■ Task requirements ■
All of the material should be reproduced exactly, with pictures left out.

○ ○ ○ ○ ○

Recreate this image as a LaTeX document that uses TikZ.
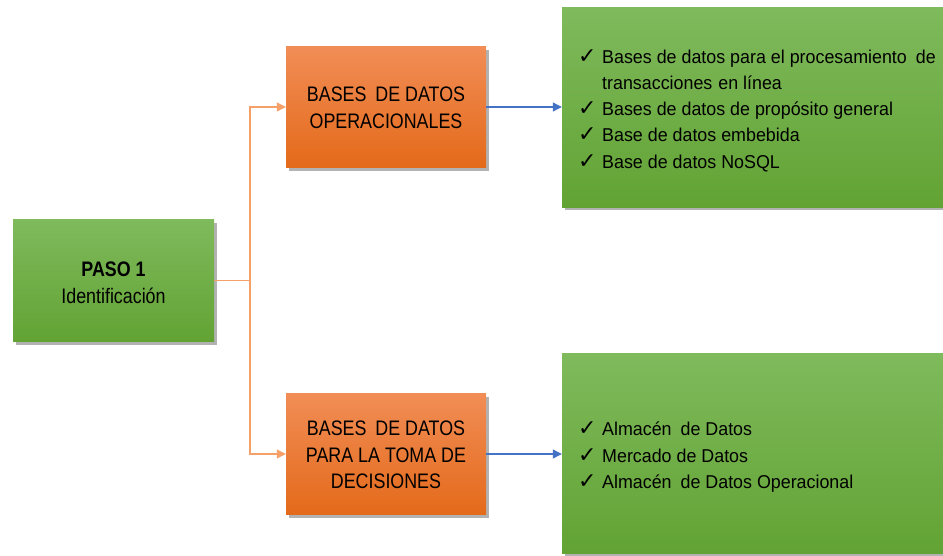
\documentclass[tikz,border=0pt]{standalone}
\usepackage{fontspec}
\setmainfont{Liberation Sans}
\newfontfamily\narrowfont[FakeStretch=0.85]{Liberation Sans}
\newfontfamily\listfont[FakeStretch=0.96]{Liberation Sans}
\newfontfamily\chkfont{DejaVu Sans}
\usetikzlibrary{arrows.meta,shadows}
\definecolor{gtop}{RGB}{127,186,92}
\definecolor{gbot}{RGB}{98,163,52}
\definecolor{otop}{RGB}{241,141,86}
\definecolor{obot}{RGB}{228,106,26}
\definecolor{oline}{RGB}{245,160,104}
\definecolor{bline}{RGB}{68,114,196}
\newcommand\chkline[1]{\makebox[24pt][l]{\chkfont\fontsize{22}{22}\selectfont ✓}#1}
\tikzset{
  boxbase/.style={rectangle, inner sep=0pt, draw=none,
    drop shadow={shadow xshift=3pt, shadow yshift=-3pt, fill=black, opacity=0.3}},
  greenbox/.style={boxbase, top color=gtop, bottom color=gbot},
  orangebox/.style={boxbase, top color=otop, bottom color=obot,
    minimum width=200pt, minimum height=121pt},
  boxtext/.style={font=\narrowfont\fontsize{21}{26.7}\selectfont, align=center, inner sep=0pt},
  listline/.style={anchor=base west, inner sep=0pt, font=\listfont\fontsize{18.6}{26}\selectfont},
  orangeconn/.style={draw=oline, line width=1.1pt, -{Triangle[length=9pt,width=9pt]}},
  blueconn/.style={draw=bline, line width=1.1pt, -{Triangle[length=9pt,width=9pt]}},
}
\begin{document}
\begin{tikzpicture}[x=1pt,y=-1pt]
\useasboundingbox (0,0) rectangle (943,555);
% boxes
\node[greenbox, minimum width=201pt, minimum height=122pt] (paso) at (113.5,280.5) {};
\node[orangebox] (op1) at (386,107) {};
\node[orangebox] (op2) at (386,454) {};
\node[greenbox, minimum width=381pt, minimum height=200pt] (g1) at (752.5,107) {};
\node[greenbox, minimum width=381pt, minimum height=200pt] (g2) at (752.5,453) {};
% box texts
\node[boxtext] (pasotxt) at (113.5,283) {\textbf{PASO 1}\\Identificación};
\node[boxtext] (op1txt) at (386,108) {BASES\hspace{4pt} DE DATOS\\OPERACIONALES};
\node[boxtext] (op2txt) at (386,455) {BASES\hspace{4pt} DE DATOS\\PARA LA TOMA DE\\DECISIONES};
% lists
\node[listline] (l1) at (578,63) {\chkline{Bases de datos para el procesamiento\hspace{9pt}de}};
\node[listline] (l2) at (602,89) {transacciones\hspace{6pt}en línea};
\node[listline] (l3) at (578,115) {\chkline{Bases de datos de propósito general}};
\node[listline] (l4) at (578,141) {\chkline{Base de datos embebida}};
\node[listline] (l5) at (578,168) {\chkline{Base de datos NoSQL}};
\node[listline] (m1) at (578,435) {\chkline{Almacén\hspace{4pt} de Datos}};
\node[listline] (m2) at (578,462) {\chkline{Mercado de Datos}};
\node[listline] (m3) at (578,488) {\chkline{Almacén\hspace{4pt} de Datos Operacional}};
% connectors
\coordinate (j) at (250,280.5);
\draw[draw=oline, line width=1.1pt] (paso.east) -- (j);
\draw[orangeconn] (j) |- (op1.west);
\draw[orangeconn] (j) |- (op2.west);
\draw[blueconn] (op1.east) -- (g1.west);
\draw[blueconn] (op2.east) -- (op2.east -| g2.west);
\end{tikzpicture}
\end{document}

○ ○ ○ ○ ○

■ Final result ■
Recreate this image as a LaTeX document that uses TikZ.
\documentclass[tikz,border=0pt]{standalone}
\usepackage{fontspec}
\setmainfont{Liberation Sans}
\newfontfamily\narrowfont[FakeStretch=0.85]{Liberation Sans}
\newfontfamily\listfont[FakeStretch=0.96]{Liberation Sans}
\newfontfamily\chkfont{DejaVu Sans}
\usetikzlibrary{arrows.meta,shadows}
\definecolor{gtop}{RGB}{127,186,92}
\definecolor{gbot}{RGB}{98,163,52}
\definecolor{otop}{RGB}{241,141,86}
\definecolor{obot}{RGB}{228,106,26}
\definecolor{oline}{RGB}{245,160,104}
\definecolor{bline}{RGB}{68,114,196}
\newcommand\chkline[1]{\makebox[24pt][l]{\chkfont\fontsize{22}{22}\selectfont ✓}#1}
\tikzset{
  boxbase/.style={rectangle, inner sep=0pt, draw=none,
    drop shadow={shadow xshift=3pt, shadow yshift=-3pt, fill=black, opacity=0.3}},
  greenbox/.style={boxbase, top color=gtop, bottom color=gbot},
  orangebox/.style={boxbase, top color=otop, bottom color=obot,
    minimum width=200pt, minimum height=121pt},
  boxtext/.style={font=\narrowfont\fontsize{21}{26.7}\selectfont, align=center, inner sep=0pt},
  listline/.style={anchor=base west, inner sep=0pt, font=\listfont\fontsize{18.6}{26}\selectfont},
  orangeconn/.style={draw=oline, line width=1.1pt, -{Triangle[length=9pt,width=9pt]}},
  blueconn/.style={draw=bline, line width=1.1pt, -{Triangle[length=9pt,width=9pt]}},
}
\begin{document}
\begin{tikzpicture}[x=1pt,y=-1pt]
\useasboundingbox (0,0) rectangle (943,555);
% boxes
\node[greenbox, minimum width=201pt, minimum height=122pt] (paso) at (113.5,280.5) {};
\node[orangebox] (op1) at (386,107) {};
\node[orangebox] (op2) at (386,454) {};
\node[greenbox, minimum width=381pt, minimum height=200pt] (g1) at (752.5,107) {};
\node[greenbox, minimum width=381pt, minimum height=200pt] (g2) at (752.5,453) {};
% box texts
\node[boxtext] (pasotxt) at (113.5,283) {\textbf{PASO 1}\\Identificación};
\node[boxtext] (op1txt) at (386,108) {BASES\hspace{4pt} DE DATOS\\OPERACIONALES};
\node[boxtext] (op2txt) at (386,455) {BASES\hspace{4pt} DE DATOS\\PARA LA TOMA DE\\DECISIONES};
% lists
\node[listline] (l1) at (578,63) {\chkline{Bases de datos para el procesamiento\hspace{9pt}de}};
\node[listline] (l2) at (602,89) {transacciones\hspace{6pt}en línea};
\node[listline] (l3) at (578,115) {\chkline{Bases de datos de propósito general}};
\node[listline] (l4) at (578,141) {\chkline{Base de datos embebida}};
\node[listline] (l5) at (578,168) {\chkline{Base de datos NoSQL}};
\node[listline] (m1) at (578,435) {\chkline{Almacén\hspace{4pt} de Datos}};
\node[listline] (m2) at (578,462) {\chkline{Mercado de Datos}};
\node[listline] (m3) at (578,488) {\chkline{Almacén\hspace{4pt} de Datos Operacional}};
% connectors
\coordinate (j) at (250,280.5);
\draw[draw=oline, line width=1.1pt] (paso.east) -- (j);
\draw[orangeconn] (j) |- (op1.west);
\draw[orangeconn] (j) |- (op2.west);
\draw[blueconn] (op1.east) -- (g1.west);
\draw[blueconn] (op2.east) -- (op2.east -| g2.west);
\end{tikzpicture}
\end{document}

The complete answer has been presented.